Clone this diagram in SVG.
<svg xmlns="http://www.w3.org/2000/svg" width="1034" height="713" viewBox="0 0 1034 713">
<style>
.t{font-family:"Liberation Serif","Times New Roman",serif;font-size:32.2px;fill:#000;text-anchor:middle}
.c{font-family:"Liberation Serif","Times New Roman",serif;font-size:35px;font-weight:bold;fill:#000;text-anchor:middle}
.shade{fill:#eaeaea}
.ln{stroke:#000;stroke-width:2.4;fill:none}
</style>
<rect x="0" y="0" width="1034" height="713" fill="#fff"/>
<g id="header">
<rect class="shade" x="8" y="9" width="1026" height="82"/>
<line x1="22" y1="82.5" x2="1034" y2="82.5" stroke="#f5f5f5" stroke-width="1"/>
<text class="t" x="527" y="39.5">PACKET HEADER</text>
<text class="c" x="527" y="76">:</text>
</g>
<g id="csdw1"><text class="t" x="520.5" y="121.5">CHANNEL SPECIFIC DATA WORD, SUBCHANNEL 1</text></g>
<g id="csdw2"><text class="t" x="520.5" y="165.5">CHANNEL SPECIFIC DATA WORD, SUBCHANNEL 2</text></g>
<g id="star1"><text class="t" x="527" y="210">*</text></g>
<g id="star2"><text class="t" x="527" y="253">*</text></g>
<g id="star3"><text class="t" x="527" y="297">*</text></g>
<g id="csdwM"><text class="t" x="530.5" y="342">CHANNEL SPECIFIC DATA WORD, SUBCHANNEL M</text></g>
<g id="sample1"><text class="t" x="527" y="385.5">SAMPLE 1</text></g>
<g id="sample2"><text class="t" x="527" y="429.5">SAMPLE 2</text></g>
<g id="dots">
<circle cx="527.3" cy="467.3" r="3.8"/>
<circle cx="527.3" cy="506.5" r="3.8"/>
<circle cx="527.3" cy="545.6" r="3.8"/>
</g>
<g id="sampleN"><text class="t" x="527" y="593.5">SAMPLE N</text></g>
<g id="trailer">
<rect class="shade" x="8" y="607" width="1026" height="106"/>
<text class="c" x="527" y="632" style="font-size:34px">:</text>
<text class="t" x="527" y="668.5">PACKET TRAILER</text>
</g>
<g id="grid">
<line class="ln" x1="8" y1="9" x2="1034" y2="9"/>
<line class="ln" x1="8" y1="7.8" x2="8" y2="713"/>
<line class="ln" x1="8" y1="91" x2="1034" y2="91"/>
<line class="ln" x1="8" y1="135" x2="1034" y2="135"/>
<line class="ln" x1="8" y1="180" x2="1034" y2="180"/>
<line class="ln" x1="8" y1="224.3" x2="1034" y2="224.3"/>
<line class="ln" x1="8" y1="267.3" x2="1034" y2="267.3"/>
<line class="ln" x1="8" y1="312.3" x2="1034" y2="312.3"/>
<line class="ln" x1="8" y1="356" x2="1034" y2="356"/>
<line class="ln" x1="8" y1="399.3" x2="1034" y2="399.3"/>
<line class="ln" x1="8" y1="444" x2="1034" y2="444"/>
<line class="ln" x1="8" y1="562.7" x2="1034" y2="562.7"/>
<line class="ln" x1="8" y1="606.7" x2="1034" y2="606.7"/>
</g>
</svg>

....

__EXERCISE__: Return what is listed above, exactly and completely.

__WORKED SOLUTION__:
Clone this diagram in SVG.
<svg xmlns="http://www.w3.org/2000/svg" width="1034" height="713" viewBox="0 0 1034 713">
<style>
.t{font-family:"Liberation Serif","Times New Roman",serif;font-size:32.2px;fill:#000;text-anchor:middle}
.c{font-family:"Liberation Serif","Times New Roman",serif;font-size:35px;font-weight:bold;fill:#000;text-anchor:middle}
.shade{fill:#eaeaea}
.ln{stroke:#000;stroke-width:2.4;fill:none}
</style>
<rect x="0" y="0" width="1034" height="713" fill="#fff"/>
<g id="header">
<rect class="shade" x="8" y="9" width="1026" height="82"/>
<line x1="22" y1="82.5" x2="1034" y2="82.5" stroke="#f5f5f5" stroke-width="1"/>
<text class="t" x="527" y="39.5">PACKET HEADER</text>
<text class="c" x="527" y="76">:</text>
</g>
<g id="csdw1"><text class="t" x="520.5" y="121.5">CHANNEL SPECIFIC DATA WORD, SUBCHANNEL 1</text></g>
<g id="csdw2"><text class="t" x="520.5" y="165.5">CHANNEL SPECIFIC DATA WORD, SUBCHANNEL 2</text></g>
<g id="star1"><text class="t" x="527" y="210">*</text></g>
<g id="star2"><text class="t" x="527" y="253">*</text></g>
<g id="star3"><text class="t" x="527" y="297">*</text></g>
<g id="csdwM"><text class="t" x="530.5" y="342">CHANNEL SPECIFIC DATA WORD, SUBCHANNEL M</text></g>
<g id="sample1"><text class="t" x="527" y="385.5">SAMPLE 1</text></g>
<g id="sample2"><text class="t" x="527" y="429.5">SAMPLE 2</text></g>
<g id="dots">
<circle cx="527.3" cy="467.3" r="3.8"/>
<circle cx="527.3" cy="506.5" r="3.8"/>
<circle cx="527.3" cy="545.6" r="3.8"/>
</g>
<g id="sampleN"><text class="t" x="527" y="593.5">SAMPLE N</text></g>
<g id="trailer">
<rect class="shade" x="8" y="607" width="1026" height="106"/>
<text class="c" x="527" y="632" style="font-size:34px">:</text>
<text class="t" x="527" y="668.5">PACKET TRAILER</text>
</g>
<g id="grid">
<line class="ln" x1="8" y1="9" x2="1034" y2="9"/>
<line class="ln" x1="8" y1="7.8" x2="8" y2="713"/>
<line class="ln" x1="8" y1="91" x2="1034" y2="91"/>
<line class="ln" x1="8" y1="135" x2="1034" y2="135"/>
<line class="ln" x1="8" y1="180" x2="1034" y2="180"/>
<line class="ln" x1="8" y1="224.3" x2="1034" y2="224.3"/>
<line class="ln" x1="8" y1="267.3" x2="1034" y2="267.3"/>
<line class="ln" x1="8" y1="312.3" x2="1034" y2="312.3"/>
<line class="ln" x1="8" y1="356" x2="1034" y2="356"/>
<line class="ln" x1="8" y1="399.3" x2="1034" y2="399.3"/>
<line class="ln" x1="8" y1="444" x2="1034" y2="444"/>
<line class="ln" x1="8" y1="562.7" x2="1034" y2="562.7"/>
<line class="ln" x1="8" y1="606.7" x2="1034" y2="606.7"/>
</g>
</svg>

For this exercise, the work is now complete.